Now in charge of creative direction, Liesnard said he will unveil Mworks’ most colorful collection to date at Pitti Uomo for spring 2023, largely following his instinct. The workwear-inflected lineup is rich in eco-friendly solutions, from the organic cotton gabardine sourced in the U.K. for outerwear, to the upcycled textiles coming from Belgium and France. “Every new garment in the collection has some sustainable component,” Liesnard said.
Thomas Tissandier/Courtesy of Mworks Paris
As part of the lineup, Mworks will introduce a new collaboration, with fashion-favorite florist Pierre Banchereau of Debeaulieu, who created a floral arrangement exclusively for the collaboration. It was turned into images and printed on organic poplin shorts and shirts by a Dutch company using water-saving fabric printing, with no use of harmful chemicals. “The colors of this prints are very strong and electric,” Liesnard said.
The tie-up is part of a broader Mworks initiative, whereby artists, photographers and dancers are invited to borrow clothing from the brand and turn them into whatever art form they can think of.

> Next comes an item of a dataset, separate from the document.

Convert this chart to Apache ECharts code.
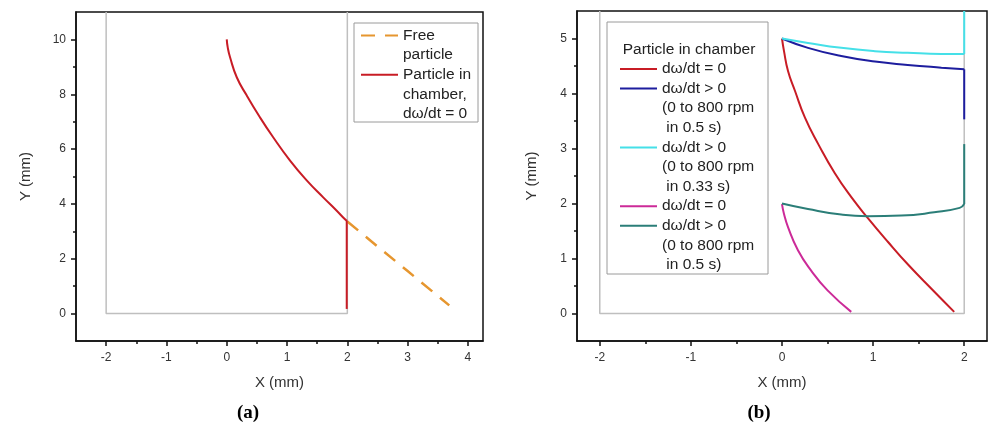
<!DOCTYPE html>
<html>
<head>
<meta charset="utf-8">
<script src="https://cdn.jsdelivr.net/npm/echarts@6/dist/echarts.min.js"></script>
<style>
html,body{margin:0;padding:0;background:#fff;}
#chart{width:989px;height:425px;}
</style>
</head>
<body>
<div id="chart"></div>
<script>
// ---------- Panel (a) ----------
const xTicksA = [-2, -1, 0, 1, 2, 3, 4];
const xMinorA = [-1.5, -0.5, 0.5, 1.5, 2.5, 3.5];
const yTicksA = [0, 2, 4, 6, 8, 10];
const yMinorA = [1, 3, 5, 7, 9];
const chamberAX = [-2, -2, 2, 2];
const chamberAY = [11, 0, 0, 11];
const freeX = [2.0, 2.5, 3.0, 3.69];
const freeY = [3.36, 2.45, 1.55, 0.30];
const redAX = [0, 0.017, 0.055, 0.166, 0.33, 0.55, 0.77, 1.05, 1.33, 1.60, 1.82, 1.97, 2.0];
const redAY = [10, 9.7, 9.35, 8.62, 7.96, 7.16, 6.43, 5.58, 4.85, 4.24, 3.76, 3.42, 3.38];
const redAWallX = [1.99, 1.99];
const redAWallY = [3.38, 0.17];
const legendNamesA = ['Free particle', 'Particle in chamber, dω/dt = 0'];
const legendLabelsA = ['Free\nparticle', 'Particle in\nchamber,\ndω/dt = 0'];

// ---------- Panel (b) ----------
const xTicksB = [-2, -1, 0, 1, 2];
const xMinorB = [-1.5, -0.5, 0.5, 1.5];
const yTicksB = [0, 1, 2, 3, 4, 5];
const yMinorB = [0.5, 1.5, 2.5, 3.5, 4.5];
const chamberBX = [-2, -2, 2, 2];
const chamberBY = [5.5, 0, 0, 5.5];
const redBX = [0, 0.022, 0.066, 0.142, 0.252, 0.398, 0.58, 0.763, 0.945, 1.164, 1.383, 1.64, 1.89];
const redBY = [5.0, 4.77, 4.41, 4.05, 3.56, 3.08, 2.55, 2.11, 1.73, 1.30, 0.89, 0.45, 0.03];
const blueBX = [0, 0.285, 0.65, 1.02, 1.38, 1.75, 2.0];
const blueBY = [5.0, 4.83, 4.68, 4.58, 4.52, 4.47, 4.44];
const blueWallY = [4.44, 3.53];
const cyanBX = [0, 0.285, 0.65, 1.02, 1.38, 1.75, 2.0];
const cyanBY = [5.0, 4.92, 4.83, 4.77, 4.74, 4.72, 4.72];
const cyanWallY = [4.72, 5.5];
const magBX = [0, 0.022, 0.066, 0.175, 0.32, 0.50, 0.76];
const magBY = [1.99, 1.81, 1.57, 1.15, 0.78, 0.42, 0.03];
const tealBX = [0, 0.285, 0.65, 0.94, 1.31, 1.67, 1.95, 2.0];
const tealBY = [2.0, 1.90, 1.80, 1.77, 1.78, 1.84, 1.92, 1.99];
const tealWallY = [1.99, 3.08];
const wallBX = [2.0, 2.0];
const legendTitleB = 'Particle in chamber';
const legendNamesB = ['Y0 = 5 mm, dω/dt = 0', 'Y0 = 5 mm, 0 to 800 rpm in 0.5 s', 'Y0 = 5 mm, 0 to 800 rpm in 0.33 s', 'Y0 = 2 mm, dω/dt = 0', 'Y0 = 2 mm, 0 to 800 rpm in 0.5 s'];
const legendLabelsB = ['dω/dt = 0', 'dω/dt > 0\n(0 to 800 rpm\n in 0.5 s)', 'dω/dt > 0\n(0 to 800 rpm\n in 0.33 s)', 'dω/dt = 0', 'dω/dt > 0\n(0 to 800 rpm\n in 0.5 s)'];
const captions = ['a', 'b'];

// ---------- styles ----------
const FONT = "'Liberation Sans', Arial, Helvetica, sans-serif";
const SERIF = "'Liberation Serif', 'Times New Roman', serif";
const C = { red: '#c81c25', orange: '#e6962f', navy: '#1d1d9e', cyan: '#45e0e8', magenta: '#cc2a98', teal: '#2b7e78', gray: '#bfbfbf' };
const FS = 15.5, LH = 19.6;

const pairs = (xs, ys) => xs.map((x, i) => [x, ys[i]]);

function line(name, xs, ys, color, g, extra) {
  return Object.assign({
    type: 'line', name: name, xAxisIndex: g, yAxisIndex: g,
    data: pairs(xs, ys), symbol: 'none', showSymbol: false,
    smooth: 0.5,
    lineStyle: { color: color, width: 2 }, itemStyle: { color: color },
    emphasis: { disabled: true }, animation: false
  }, extra || {});
}

function mainX(g, min, max, ticks) {
  return {
    type: 'value', gridIndex: g, min: min, max: max, position: 'bottom',
    name: 'X (mm)', nameLocation: 'middle', nameGap: 34,
    nameTextStyle: { fontFamily: FONT, fontSize: 15, color: '#333' },
    axisLine: { show: true, onZero: false, lineStyle: { color: '#111', width: 1.5 } },
    axisTick: { show: true, customValues: ticks, length: 5, lineStyle: { color: '#111', width: 1.5 } },
    axisLabel: { customValues: ticks, margin: 11, fontFamily: FONT, fontSize: 12, color: '#333' },
    splitLine: { show: false }
  };
}
function mainY(g, min, max, ticks, gap) {
  return {
    type: 'value', gridIndex: g, min: min, max: max, position: 'left',
    name: 'Y (mm)', nameLocation: 'middle', nameGap: gap,
    nameTextStyle: { fontFamily: FONT, fontSize: 15, color: '#333' },
    axisLine: { show: true, onZero: false, lineStyle: { color: '#111', width: 1.5 } },
    axisTick: { show: true, customValues: ticks, length: 5, lineStyle: { color: '#111', width: 1.5 } },
    axisLabel: { customValues: ticks, margin: 10, fontFamily: FONT, fontSize: 12, color: '#333' },
    splitLine: { show: false }
  };
}
function minorAxis(g, min, max, ticks, pos) {
  return {
    type: 'value', gridIndex: g, min: min, max: max, position: pos,
    axisLine: { show: false, onZero: false },
    axisTick: { show: true, customValues: ticks, length: 3, lineStyle: { color: '#111', width: 1.5 } },
    axisLabel: { show: false }, splitLine: { show: false }
  };
}
// one legend component per entry so that each icon sits on the first line of its text
function legends(names, labels, left, firstCenter) {
  let c = firstCenter;
  return names.map((n, i) => {
    const k = labels[i].split('\n').length;
    const top = c - (2 * k - 1) * LH / 2;
    c += k * LH;
    const text = '\n'.repeat(k - 1) + labels[i];
    return {
      orient: 'vertical', selectedMode: false, left: left, top: top, padding: 0,
      itemWidth: 37, itemHeight: 12, itemGap: 0, z: 6,
      itemStyle: { opacity: 0, color: 'rgba(0,0,0,0)', borderWidth: 0 },
      data: [n],
      formatter: () => text,
      textStyle: { fontFamily: FONT, fontSize: FS, lineHeight: LH, color: '#222' }
    };
  });
}

const gridA = { left: 76, top: 12, width: 407, height: 329 };
const gridB = { left: 577, top: 11, width: 410, height: 330 };

const option = {
  animation: false,
  backgroundColor: '#fff',
  grid: [
    Object.assign({ show: true, borderColor: '#111', borderWidth: 1.5, backgroundColor: 'transparent' }, gridA),
    Object.assign({ show: true, borderColor: '#111', borderWidth: 1.5, backgroundColor: 'transparent' }, gridB),
    Object.assign({ show: false }, gridA),
    Object.assign({ show: false }, gridB)
  ],
  xAxis: [
    mainX(0, -2.5, 4.25, xTicksA),
    mainX(1, -2.25, 2.25, xTicksB),
    minorAxis(2, -2.5, 4.25, xMinorA, 'bottom'),
    minorAxis(3, -2.25, 2.25, xMinorB, 'bottom')
  ],
  yAxis: [
    mainY(0, -1, 11, yTicksA, 43),
    mainY(1, -0.5, 5.5, yTicksB, 38),
    minorAxis(2, -1, 11, yMinorA, 'left'),
    minorAxis(3, -0.5, 5.5, yMinorB, 'left')
  ],
  graphic: [
    { type: 'rect', z: 5, shape: { x: 354, y: 23, width: 124, height: 99 }, style: { fill: '#fff', stroke: '#9a9a9a', lineWidth: 1 } },
    { type: 'rect', z: 5, shape: { x: 607, y: 22, width: 161, height: 252 }, style: { fill: '#fff', stroke: '#9a9a9a', lineWidth: 1 } }
  ],
  title: [
    { text: '{p|(}{b|' + captions[0] + '}{p|)}', left: 248, top: 404, textAlign: 'center', padding: 0,
      textStyle: { rich: { p: { fontFamily: SERIF, fontSize: 19, color: '#000' }, b: { fontFamily: SERIF, fontSize: 19, fontWeight: 'bold', color: '#000' } } } },
    { text: '{p|(}{b|' + captions[1] + '}{p|)}', left: 759, top: 404, textAlign: 'center', padding: 0,
      textStyle: { rich: { p: { fontFamily: SERIF, fontSize: 19, color: '#000' }, b: { fontFamily: SERIF, fontSize: 19, fontWeight: 'bold', color: '#000' } } } },
    { text: legendTitleB, left: 689, top: 41.5, textAlign: 'center', padding: 0, z: 6,
      textStyle: { fontFamily: FONT, fontSize: FS, fontWeight: 'normal', color: '#222' } }
  ],
  legend: legends(legendNamesA, legendLabelsA, 360, 35.5).concat(legends(legendNamesB, legendLabelsB, 619, 69)),
  series: [
    // panel (a)
    line('chamberA', chamberAX, chamberAY, C.gray, 0, { smooth: false, silent: true, lineStyle: { color: C.gray, width: 1.5 } }),
    line(legendNamesA[0], freeX, freeY, C.orange, 0, { smooth: false, lineStyle: { color: C.orange, width: 2.5, type: [14, 10] } }),
    line(legendNamesA[1], redAX, redAY, C.red, 0),
    line(legendNamesA[1], redAWallX, redAWallY, C.red, 0, { smooth: false }),
    // panel (b)
    line('chamberB', chamberBX, chamberBY, C.gray, 1, { smooth: false, silent: true, lineStyle: { color: C.gray, width: 1.5 } }),
    line(legendNamesB[0], redBX, redBY, C.red, 1),
    line(legendNamesB[1], blueBX, blueBY, C.navy, 1),
    line(legendNamesB[1], wallBX, blueWallY, C.navy, 1, { smooth: false }),
    line(legendNamesB[2], cyanBX, cyanBY, C.cyan, 1),
    line(legendNamesB[2], wallBX, cyanWallY, C.cyan, 1, { smooth: false }),
    line(legendNamesB[3], magBX, magBY, C.magenta, 1),
    line(legendNamesB[4], tealBX, tealBY, C.teal, 1),
    line(legendNamesB[4], wallBX, tealWallY, C.teal, 1, { smooth: false })
  ]
};

const chart = echarts.init(document.getElementById('chart'), null, { renderer: 'canvas' });
chart.setOption(option);
</script>
</body>
</html>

Liesnard dreams of being able to open a store/art gallery to showcase fashion and art, including Debeaulieu’s flower artwork.
The brand is carried at a handful of retailers, including Printemps’ e-commerce site, luxury department store La Samaritaine in Paris, as well as Germany’s The Waste Hour. Liesnard has high hopes for his Pitti Uomo display, hoping to get more retailers on board and expand the visibility and attractiveness of the brand. — M.C.